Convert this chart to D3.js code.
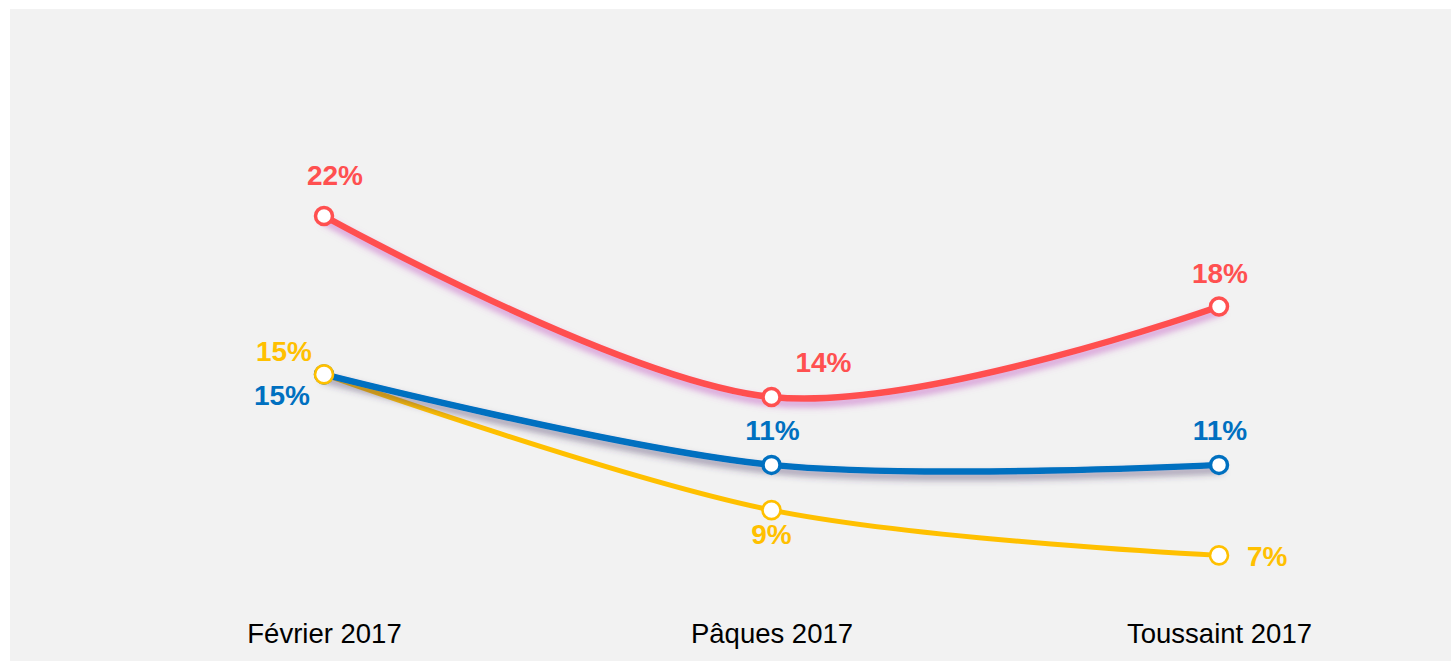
<!DOCTYPE html>
<html><head><meta charset="utf-8">
<script src="https://cdn.jsdelivr.net/npm/d3@7"></script>
<style>
html,body{margin:0;padding:0;background:#fff;}
svg{display:block;}
</style></head>
<body>
<svg id="c" width="1451" height="661"></svg>
<script>
const categories = ["Février 2017", "Pâques 2017", "Toussaint 2017"];
const seriesNames = ["Rouge", "Bleu", "Jaune"];
const redValues = [22, 14, 18];
const blueValues = [15, 11, 11];
const yellowValues = [15, 9, 7];

const W = 1451, H = 661;
const svg = d3.select("#c");

svg.append("rect").attr("x", 10).attr("y", 9).attr("width", W - 10).attr("height", H - 9).attr("fill", "#f2f2f2");

const defs = svg.append("defs");
function shadow(id, color, op) {
  const f = defs.append("filter").attr("id", id).attr("x", "-10%").attr("y", "-30%").attr("width", "120%").attr("height", "160%");
  f.append("feDropShadow").attr("dx", 1).attr("dy", 5).attr("stdDeviation", 3.5)
    .attr("flood-color", color).attr("flood-opacity", op);
}
shadow("shRed", "#c050c0", 0.6);
shadow("shBlue", "#403060", 0.5);

const x = d3.scalePoint().domain(categories).range([324, 1219]).padding(0);
const y = d3.scaleLinear().domain([0, 22]).range([713.75, 216]);

// label layout: [dx from point, baseline dy from point, anchor]
const series = [
  { name: seriesNames[2], values: yellowValues, color: "#ffc000", width: 5, filter: null, mstroke: 2,
    lab: [[-40, -13, "middle"], [0, 34, "middle"], [28, 11, "start"]] },
  { name: seriesNames[1], values: blueValues, color: "#0070c0", width: 6.5, filter: "url(#shBlue)", mstroke: 3.5,
    lab: [[-42, 31, "middle"], [1, -25, "middle"], [1, -25, "middle"]] },
  { name: seriesNames[0], values: redValues, color: "#ff5050", width: 6.5, filter: "url(#shRed)", mstroke: 3.5,
    lab: [[11, -31, "middle"], [52, -25, "middle"], [1, -24, "middle"]] }
];

const line = d3.line()
  .x((d, i) => x(categories[i]))
  .y(d => y(d))
  .curve(d3.curveCardinal.tension(0));

const gLines = svg.append("g");
series.forEach(s => {
  gLines.append("path").datum(s.values)
    .attr("d", line)
    .attr("fill", "none")
    .attr("stroke", s.color)
    .attr("stroke-width", s.width)
    .attr("stroke-linecap", "round")
    .attr("filter", s.filter);
});

const markerOrder = [series[1], series[2], series[0]];
markerOrder.forEach(s => {
  svg.append("g").selectAll("circle").data(s.values).join("circle")
    .attr("cx", (d, i) => x(categories[i]))
    .attr("cy", d => y(d))
    .attr("r", s === series[0] ? 9 : 8.5)
    .attr("fill", "#fff")
    .attr("stroke", s.color)
    .attr("stroke-width", s === series[0] ? 2.6 : s.mstroke);
});

series.forEach(s => {
  svg.append("g").selectAll("text").data(s.values).join("text")
    .attr("x", (d, i) => x(categories[i]) + s.lab[i][0])
    .attr("y", (d, i) => y(d) + s.lab[i][1])
    .attr("text-anchor", (d, i) => s.lab[i][2])
    .attr("font-family", "'Liberation Sans', Arial, sans-serif")
    .attr("font-weight", "bold")
    .attr("font-size", 28)
    .attr("fill", s.color)
    .text(d => d + "%");
});

const axis = d3.axisBottom(x).tickSize(0).tickPadding(0);
const gAxis = svg.append("g").attr("transform", "translate(0,623)").call(axis);
gAxis.select(".domain").remove();
gAxis.selectAll("text")
  .attr("dy", 0).attr("y", 20)
  .attr("font-family", "'Liberation Sans', Arial, sans-serif")
  .attr("font-size", 27.5)
  .attr("fill", "#000");
</script>
</body></html>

» WRITTEN EXERCISE
Using the material above, return every line exactly as it appears, minus the pictures.

» COMPLETE OUTPUT
Convert this chart to D3.js code.
<!DOCTYPE html>
<html><head><meta charset="utf-8">
<script src="https://cdn.jsdelivr.net/npm/d3@7"></script>
<style>
html,body{margin:0;padding:0;background:#fff;}
svg{display:block;}
</style></head>
<body>
<svg id="c" width="1451" height="661"></svg>
<script>
const categories = ["Février 2017", "Pâques 2017", "Toussaint 2017"];
const seriesNames = ["Rouge", "Bleu", "Jaune"];
const redValues = [22, 14, 18];
const blueValues = [15, 11, 11];
const yellowValues = [15, 9, 7];

const W = 1451, H = 661;
const svg = d3.select("#c");

svg.append("rect").attr("x", 10).attr("y", 9).attr("width", W - 10).attr("height", H - 9).attr("fill", "#f2f2f2");

const defs = svg.append("defs");
function shadow(id, color, op) {
  const f = defs.append("filter").attr("id", id).attr("x", "-10%").attr("y", "-30%").attr("width", "120%").attr("height", "160%");
  f.append("feDropShadow").attr("dx", 1).attr("dy", 5).attr("stdDeviation", 3.5)
    .attr("flood-color", color).attr("flood-opacity", op);
}
shadow("shRed", "#c050c0", 0.6);
shadow("shBlue", "#403060", 0.5);

const x = d3.scalePoint().domain(categories).range([324, 1219]).padding(0);
const y = d3.scaleLinear().domain([0, 22]).range([713.75, 216]);

// label layout: [dx from point, baseline dy from point, anchor]
const series = [
  { name: seriesNames[2], values: yellowValues, color: "#ffc000", width: 5, filter: null, mstroke: 2,
    lab: [[-40, -13, "middle"], [0, 34, "middle"], [28, 11, "start"]] },
  { name: seriesNames[1], values: blueValues, color: "#0070c0", width: 6.5, filter: "url(#shBlue)", mstroke: 3.5,
    lab: [[-42, 31, "middle"], [1, -25, "middle"], [1, -25, "middle"]] },
  { name: seriesNames[0], values: redValues, color: "#ff5050", width: 6.5, filter: "url(#shRed)", mstroke: 3.5,
    lab: [[11, -31, "middle"], [52, -25, "middle"], [1, -24, "middle"]] }
];

const line = d3.line()
  .x((d, i) => x(categories[i]))
  .y(d => y(d))
  .curve(d3.curveCardinal.tension(0));

const gLines = svg.append("g");
series.forEach(s => {
  gLines.append("path").datum(s.values)
    .attr("d", line)
    .attr("fill", "none")
    .attr("stroke", s.color)
    .attr("stroke-width", s.width)
    .attr("stroke-linecap", "round")
    .attr("filter", s.filter);
});

const markerOrder = [series[1], series[2], series[0]];
markerOrder.forEach(s => {
  svg.append("g").selectAll("circle").data(s.values).join("circle")
    .attr("cx", (d, i) => x(categories[i]))
    .attr("cy", d => y(d))
    .attr("r", s === series[0] ? 9 : 8.5)
    .attr("fill", "#fff")
    .attr("stroke", s.color)
    .attr("stroke-width", s === series[0] ? 2.6 : s.mstroke);
});

series.forEach(s => {
  svg.append("g").selectAll("text").data(s.values).join("text")
    .attr("x", (d, i) => x(categories[i]) + s.lab[i][0])
    .attr("y", (d, i) => y(d) + s.lab[i][1])
    .attr("text-anchor", (d, i) => s.lab[i][2])
    .attr("font-family", "'Liberation Sans', Arial, sans-serif")
    .attr("font-weight", "bold")
    .attr("font-size", 28)
    .attr("fill", s.color)
    .text(d => d + "%");
});

const axis = d3.axisBottom(x).tickSize(0).tickPadding(0);
const gAxis = svg.append("g").attr("transform", "translate(0,623)").call(axis);
gAxis.select(".domain").remove();
gAxis.selectAll("text")
  .attr("dy", 0).attr("y", 20)
  .attr("font-family", "'Liberation Sans', Arial, sans-serif")
  .attr("font-size", 27.5)
  .attr("fill", "#000");
</script>
</body></html>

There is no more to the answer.